A homeless sex offender was convicted of murder as a hate crime on Tuesday in the stabbing death of a white woman near a downtown mall here last summer. He had told the police that he killed her because he wanted to start a race war.

After four hours of deliberations over two days, a jury in State Supreme Court found the defendant, Phillip Grant, 44, who is black, guilty of a racially motivated killing, which took place on June 29, 2005, at lunchtime in a parking garage near the Galleria mall.

The killing near the busy mall stunned people for its savagery and cast a harsh light on the way Westchester County dealt with its homeless population.

Mr. Grant was one of several high-level sex offenders who spent their nights sleeping at a county-run homeless shelter and their days roaming White Plains. The victim, Concetta Russo-Carriero, 56, a petite woman with green eyes and sandy blond hair, was stabbed as she walked through the garage on her way to her car.

About 2 p.m. in a packed courtroom in the Westchester County Courthouse, the jurors deciding Mr.
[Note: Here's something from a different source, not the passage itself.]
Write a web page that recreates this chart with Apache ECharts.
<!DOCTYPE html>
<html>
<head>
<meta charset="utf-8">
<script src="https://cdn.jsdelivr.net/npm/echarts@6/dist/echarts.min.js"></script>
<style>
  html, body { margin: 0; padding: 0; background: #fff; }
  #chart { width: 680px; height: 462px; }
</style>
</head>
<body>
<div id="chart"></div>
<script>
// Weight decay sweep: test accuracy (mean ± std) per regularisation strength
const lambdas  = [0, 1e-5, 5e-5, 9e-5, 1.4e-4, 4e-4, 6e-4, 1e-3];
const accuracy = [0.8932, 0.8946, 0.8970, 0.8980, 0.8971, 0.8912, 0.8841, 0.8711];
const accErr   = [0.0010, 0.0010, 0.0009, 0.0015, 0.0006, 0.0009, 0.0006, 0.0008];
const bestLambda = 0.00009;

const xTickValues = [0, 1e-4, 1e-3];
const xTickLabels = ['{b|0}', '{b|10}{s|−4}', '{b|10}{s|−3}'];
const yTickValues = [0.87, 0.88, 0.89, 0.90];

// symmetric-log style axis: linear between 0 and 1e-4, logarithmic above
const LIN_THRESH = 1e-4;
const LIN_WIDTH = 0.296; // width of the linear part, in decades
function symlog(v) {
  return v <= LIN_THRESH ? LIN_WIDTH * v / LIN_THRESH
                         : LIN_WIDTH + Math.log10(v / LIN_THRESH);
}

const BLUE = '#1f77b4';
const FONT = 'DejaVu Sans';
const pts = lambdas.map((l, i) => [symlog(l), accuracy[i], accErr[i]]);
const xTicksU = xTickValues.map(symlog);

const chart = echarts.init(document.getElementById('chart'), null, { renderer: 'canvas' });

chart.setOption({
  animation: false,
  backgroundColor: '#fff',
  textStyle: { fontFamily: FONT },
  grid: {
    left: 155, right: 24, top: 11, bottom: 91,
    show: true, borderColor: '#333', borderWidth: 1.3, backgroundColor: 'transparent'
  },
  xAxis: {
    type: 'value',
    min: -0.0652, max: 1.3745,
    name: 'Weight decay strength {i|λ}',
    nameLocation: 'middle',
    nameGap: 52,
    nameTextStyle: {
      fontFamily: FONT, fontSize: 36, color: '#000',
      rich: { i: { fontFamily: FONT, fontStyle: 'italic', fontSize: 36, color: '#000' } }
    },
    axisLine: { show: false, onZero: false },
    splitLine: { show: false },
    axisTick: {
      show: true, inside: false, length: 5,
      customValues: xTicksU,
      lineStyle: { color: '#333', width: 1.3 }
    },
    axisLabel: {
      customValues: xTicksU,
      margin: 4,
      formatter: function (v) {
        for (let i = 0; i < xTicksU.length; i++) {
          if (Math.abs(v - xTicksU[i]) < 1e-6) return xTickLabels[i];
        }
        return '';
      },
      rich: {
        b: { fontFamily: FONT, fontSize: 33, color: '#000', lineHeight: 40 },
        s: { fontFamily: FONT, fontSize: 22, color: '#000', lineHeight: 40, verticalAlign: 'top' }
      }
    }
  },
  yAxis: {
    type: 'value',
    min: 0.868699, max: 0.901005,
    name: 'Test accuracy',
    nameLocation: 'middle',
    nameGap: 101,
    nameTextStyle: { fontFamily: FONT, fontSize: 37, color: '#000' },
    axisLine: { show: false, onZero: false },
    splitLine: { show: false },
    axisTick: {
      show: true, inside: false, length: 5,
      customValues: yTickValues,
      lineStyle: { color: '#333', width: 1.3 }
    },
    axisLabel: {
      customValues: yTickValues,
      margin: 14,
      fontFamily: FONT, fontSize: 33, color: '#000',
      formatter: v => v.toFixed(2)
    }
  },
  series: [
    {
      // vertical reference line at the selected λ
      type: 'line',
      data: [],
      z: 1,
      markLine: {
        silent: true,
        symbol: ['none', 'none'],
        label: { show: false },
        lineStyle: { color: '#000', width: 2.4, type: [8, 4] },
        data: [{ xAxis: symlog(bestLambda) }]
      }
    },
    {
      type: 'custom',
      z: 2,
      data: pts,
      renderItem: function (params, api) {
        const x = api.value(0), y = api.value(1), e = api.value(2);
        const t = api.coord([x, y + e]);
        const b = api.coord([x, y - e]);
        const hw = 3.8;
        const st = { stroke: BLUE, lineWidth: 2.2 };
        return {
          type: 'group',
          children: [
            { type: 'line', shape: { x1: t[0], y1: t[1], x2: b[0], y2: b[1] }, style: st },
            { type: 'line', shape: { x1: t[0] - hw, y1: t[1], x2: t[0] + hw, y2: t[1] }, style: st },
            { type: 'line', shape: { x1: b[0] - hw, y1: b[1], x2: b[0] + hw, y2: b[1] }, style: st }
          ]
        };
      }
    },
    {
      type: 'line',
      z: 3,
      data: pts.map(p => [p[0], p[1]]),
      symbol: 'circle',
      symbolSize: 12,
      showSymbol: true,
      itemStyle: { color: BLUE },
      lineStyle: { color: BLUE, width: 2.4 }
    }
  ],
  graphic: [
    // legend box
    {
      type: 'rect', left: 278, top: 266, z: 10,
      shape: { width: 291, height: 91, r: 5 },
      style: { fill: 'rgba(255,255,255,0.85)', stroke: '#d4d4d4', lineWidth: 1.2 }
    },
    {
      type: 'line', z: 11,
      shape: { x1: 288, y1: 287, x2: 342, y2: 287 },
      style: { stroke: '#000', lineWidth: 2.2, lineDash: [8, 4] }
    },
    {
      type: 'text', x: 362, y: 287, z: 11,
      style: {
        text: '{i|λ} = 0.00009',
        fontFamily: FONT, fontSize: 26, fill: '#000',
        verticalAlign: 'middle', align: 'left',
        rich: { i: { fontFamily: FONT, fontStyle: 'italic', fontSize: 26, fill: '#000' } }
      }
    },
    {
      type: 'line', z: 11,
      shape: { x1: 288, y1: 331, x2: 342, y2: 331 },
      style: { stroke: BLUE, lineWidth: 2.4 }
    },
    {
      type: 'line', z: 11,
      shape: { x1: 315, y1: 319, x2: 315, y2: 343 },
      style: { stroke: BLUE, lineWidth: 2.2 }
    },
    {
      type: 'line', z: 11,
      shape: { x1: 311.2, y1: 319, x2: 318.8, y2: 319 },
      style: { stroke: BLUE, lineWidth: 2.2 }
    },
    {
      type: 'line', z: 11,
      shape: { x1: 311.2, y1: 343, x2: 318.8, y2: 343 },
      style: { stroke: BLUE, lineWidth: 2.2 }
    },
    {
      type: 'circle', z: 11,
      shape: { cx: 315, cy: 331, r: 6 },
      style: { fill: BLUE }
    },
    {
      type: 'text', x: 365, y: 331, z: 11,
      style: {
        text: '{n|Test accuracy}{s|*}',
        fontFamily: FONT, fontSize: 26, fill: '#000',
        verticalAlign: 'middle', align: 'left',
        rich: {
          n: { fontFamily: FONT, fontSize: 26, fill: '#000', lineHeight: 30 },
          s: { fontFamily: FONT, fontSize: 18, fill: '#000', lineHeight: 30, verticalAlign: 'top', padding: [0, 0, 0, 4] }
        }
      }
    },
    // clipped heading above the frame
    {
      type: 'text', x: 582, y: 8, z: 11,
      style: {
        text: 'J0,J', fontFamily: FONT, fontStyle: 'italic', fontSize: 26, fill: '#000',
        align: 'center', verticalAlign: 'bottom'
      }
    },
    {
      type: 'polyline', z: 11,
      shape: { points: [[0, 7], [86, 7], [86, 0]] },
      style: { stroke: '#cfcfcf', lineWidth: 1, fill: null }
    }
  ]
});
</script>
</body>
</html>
Grant's fate -- seven white men, four white women and one black woman -- filed into the courtroom. None looked at the defendant.
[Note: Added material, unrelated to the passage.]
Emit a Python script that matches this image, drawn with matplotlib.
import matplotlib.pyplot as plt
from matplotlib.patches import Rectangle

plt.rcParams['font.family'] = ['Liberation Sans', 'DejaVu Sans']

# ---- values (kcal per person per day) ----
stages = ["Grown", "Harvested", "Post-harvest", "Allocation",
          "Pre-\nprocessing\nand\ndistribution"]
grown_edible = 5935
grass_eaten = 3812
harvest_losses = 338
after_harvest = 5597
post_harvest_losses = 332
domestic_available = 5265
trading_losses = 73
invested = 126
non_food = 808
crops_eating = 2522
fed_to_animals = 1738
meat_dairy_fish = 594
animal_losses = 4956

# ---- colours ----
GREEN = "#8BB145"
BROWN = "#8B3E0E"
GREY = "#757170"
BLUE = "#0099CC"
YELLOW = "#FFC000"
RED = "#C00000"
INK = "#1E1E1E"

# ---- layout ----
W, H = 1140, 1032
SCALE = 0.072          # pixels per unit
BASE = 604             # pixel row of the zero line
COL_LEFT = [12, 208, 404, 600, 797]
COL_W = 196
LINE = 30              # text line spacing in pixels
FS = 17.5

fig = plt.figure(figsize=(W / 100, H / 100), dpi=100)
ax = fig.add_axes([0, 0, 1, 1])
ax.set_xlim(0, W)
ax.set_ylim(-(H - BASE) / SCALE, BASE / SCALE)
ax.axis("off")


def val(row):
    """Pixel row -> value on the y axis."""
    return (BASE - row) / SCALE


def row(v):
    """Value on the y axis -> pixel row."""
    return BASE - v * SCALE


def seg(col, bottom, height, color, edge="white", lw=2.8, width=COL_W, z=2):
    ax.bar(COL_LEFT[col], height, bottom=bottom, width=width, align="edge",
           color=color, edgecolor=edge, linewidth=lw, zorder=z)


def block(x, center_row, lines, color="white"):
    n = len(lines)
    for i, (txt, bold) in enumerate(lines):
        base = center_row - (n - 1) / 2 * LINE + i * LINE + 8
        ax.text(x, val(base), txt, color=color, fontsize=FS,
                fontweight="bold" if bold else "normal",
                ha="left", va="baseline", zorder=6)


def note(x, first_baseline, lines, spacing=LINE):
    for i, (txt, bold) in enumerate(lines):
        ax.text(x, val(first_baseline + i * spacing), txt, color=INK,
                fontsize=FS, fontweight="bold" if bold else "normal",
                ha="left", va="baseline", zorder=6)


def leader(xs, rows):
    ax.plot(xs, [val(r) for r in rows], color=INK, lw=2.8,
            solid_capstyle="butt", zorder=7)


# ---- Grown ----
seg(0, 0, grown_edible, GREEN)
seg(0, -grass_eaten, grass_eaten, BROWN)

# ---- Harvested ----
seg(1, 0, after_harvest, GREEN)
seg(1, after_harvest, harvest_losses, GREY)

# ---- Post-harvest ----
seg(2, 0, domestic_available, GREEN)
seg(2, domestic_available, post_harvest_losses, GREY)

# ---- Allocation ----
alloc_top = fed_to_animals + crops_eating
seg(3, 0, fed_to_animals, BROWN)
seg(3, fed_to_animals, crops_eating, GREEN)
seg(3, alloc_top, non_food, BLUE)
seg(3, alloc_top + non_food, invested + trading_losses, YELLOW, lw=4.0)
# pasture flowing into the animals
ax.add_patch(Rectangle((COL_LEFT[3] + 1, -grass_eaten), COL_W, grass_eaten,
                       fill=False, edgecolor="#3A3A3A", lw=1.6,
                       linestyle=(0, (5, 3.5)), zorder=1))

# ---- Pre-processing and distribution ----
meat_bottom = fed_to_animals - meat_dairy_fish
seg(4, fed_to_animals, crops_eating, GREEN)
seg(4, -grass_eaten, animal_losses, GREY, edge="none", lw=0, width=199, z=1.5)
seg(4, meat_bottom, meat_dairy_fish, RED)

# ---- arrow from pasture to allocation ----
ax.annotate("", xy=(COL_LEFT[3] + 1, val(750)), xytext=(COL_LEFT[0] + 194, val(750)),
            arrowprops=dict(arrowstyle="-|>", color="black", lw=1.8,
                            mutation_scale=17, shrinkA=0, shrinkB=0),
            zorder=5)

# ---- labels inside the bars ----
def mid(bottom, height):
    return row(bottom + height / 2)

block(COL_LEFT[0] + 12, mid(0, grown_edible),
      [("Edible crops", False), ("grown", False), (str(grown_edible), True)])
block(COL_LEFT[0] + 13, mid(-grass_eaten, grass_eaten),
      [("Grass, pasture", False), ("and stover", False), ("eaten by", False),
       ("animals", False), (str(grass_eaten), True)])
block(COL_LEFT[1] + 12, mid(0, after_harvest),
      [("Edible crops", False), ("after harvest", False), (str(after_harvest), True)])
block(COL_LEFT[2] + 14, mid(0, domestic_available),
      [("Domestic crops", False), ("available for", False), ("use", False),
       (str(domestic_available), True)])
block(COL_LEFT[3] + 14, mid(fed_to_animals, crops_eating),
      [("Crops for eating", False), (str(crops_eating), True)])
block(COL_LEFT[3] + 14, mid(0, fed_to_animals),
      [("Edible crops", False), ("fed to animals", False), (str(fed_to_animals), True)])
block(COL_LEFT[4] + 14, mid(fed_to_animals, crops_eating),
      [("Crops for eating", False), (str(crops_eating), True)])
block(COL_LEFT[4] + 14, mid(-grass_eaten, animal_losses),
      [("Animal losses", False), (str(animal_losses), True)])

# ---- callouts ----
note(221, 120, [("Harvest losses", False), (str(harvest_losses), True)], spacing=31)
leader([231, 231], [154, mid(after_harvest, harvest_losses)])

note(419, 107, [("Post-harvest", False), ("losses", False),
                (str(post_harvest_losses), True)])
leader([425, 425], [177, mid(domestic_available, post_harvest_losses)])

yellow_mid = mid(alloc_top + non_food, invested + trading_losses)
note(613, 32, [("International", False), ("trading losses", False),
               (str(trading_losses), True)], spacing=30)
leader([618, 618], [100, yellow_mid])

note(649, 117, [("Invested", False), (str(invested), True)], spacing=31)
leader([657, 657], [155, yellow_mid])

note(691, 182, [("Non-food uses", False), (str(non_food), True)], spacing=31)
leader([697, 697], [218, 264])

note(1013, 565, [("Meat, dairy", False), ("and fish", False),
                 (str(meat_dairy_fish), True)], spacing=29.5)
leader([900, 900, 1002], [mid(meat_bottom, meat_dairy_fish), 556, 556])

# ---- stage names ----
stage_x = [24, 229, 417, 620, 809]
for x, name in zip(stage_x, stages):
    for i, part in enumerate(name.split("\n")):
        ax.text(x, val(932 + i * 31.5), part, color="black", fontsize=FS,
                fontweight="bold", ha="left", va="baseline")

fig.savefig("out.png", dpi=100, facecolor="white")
Stocky and expressionless, Mr. Grant showed no emotion as the verdict was read. But he turned toward one of his lawyers and whispered something afterward.

As he was handcuffed and led out of the courtroom, Mr. Grant kept his head down and did not look at the gallery, where dozens of Ms. Russo-Carriero's relatives and former colleagues filled four rows of benches.
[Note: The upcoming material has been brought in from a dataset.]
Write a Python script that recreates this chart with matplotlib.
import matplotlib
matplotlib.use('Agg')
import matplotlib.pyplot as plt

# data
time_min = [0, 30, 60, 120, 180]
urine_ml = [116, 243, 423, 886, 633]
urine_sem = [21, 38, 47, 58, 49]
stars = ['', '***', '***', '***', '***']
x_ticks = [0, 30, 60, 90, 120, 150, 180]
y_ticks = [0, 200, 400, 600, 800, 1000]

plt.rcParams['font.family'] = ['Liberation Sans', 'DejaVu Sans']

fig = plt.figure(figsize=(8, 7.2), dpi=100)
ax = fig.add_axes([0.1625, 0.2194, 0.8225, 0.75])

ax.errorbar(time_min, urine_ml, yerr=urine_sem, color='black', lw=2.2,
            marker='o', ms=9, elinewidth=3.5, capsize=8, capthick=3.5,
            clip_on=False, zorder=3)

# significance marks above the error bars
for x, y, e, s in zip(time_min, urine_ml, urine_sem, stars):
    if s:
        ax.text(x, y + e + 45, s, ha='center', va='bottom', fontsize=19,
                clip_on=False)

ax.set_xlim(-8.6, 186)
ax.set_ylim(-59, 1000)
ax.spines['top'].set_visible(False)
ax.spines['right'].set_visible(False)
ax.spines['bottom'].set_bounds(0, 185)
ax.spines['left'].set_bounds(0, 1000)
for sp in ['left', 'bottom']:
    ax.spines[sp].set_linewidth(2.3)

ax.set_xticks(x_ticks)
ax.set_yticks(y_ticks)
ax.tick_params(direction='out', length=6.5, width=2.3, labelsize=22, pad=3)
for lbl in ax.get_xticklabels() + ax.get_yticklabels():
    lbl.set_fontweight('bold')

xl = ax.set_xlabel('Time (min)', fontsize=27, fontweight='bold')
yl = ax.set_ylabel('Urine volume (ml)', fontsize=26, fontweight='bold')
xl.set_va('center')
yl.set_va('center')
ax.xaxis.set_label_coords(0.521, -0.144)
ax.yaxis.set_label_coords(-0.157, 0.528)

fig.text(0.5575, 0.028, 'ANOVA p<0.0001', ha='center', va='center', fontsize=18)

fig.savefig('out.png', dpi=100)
The jurors refused to speak with reporters as the courtroom emptied. They said nothing when approached by the victim's relatives and walked quickly away from the courthouse.

After the verdict, Ms. Russo-Carriero's parents and two grown sons spoke at a news conference, using language like ''beast,'' ''savage'' and ''vicious'' to describe Mr. Grant.

''When that animal stuck a knife in my daughter's heart,'' said the victim's father, Ted Granata, 83, as he sobbed and turned red with grief, ''he stuck it in our hearts too.''

Ms. Russo-Carriero's eldest son, Jonathan Russo, 29, choked back anger as he spoke.

''My mother was leaving work and did not deserve to come upon such a vicious animal as Phillip Grant, a remorseless human being,'' he said. ''He murdered my mother for no other reason than that she is white.''

Mr. Grant faces 20 years to life in state prison at his sentencing, scheduled for Sept. 11. As a hate crime, the murder charge carries the same maximum sentence but a higher minimum one.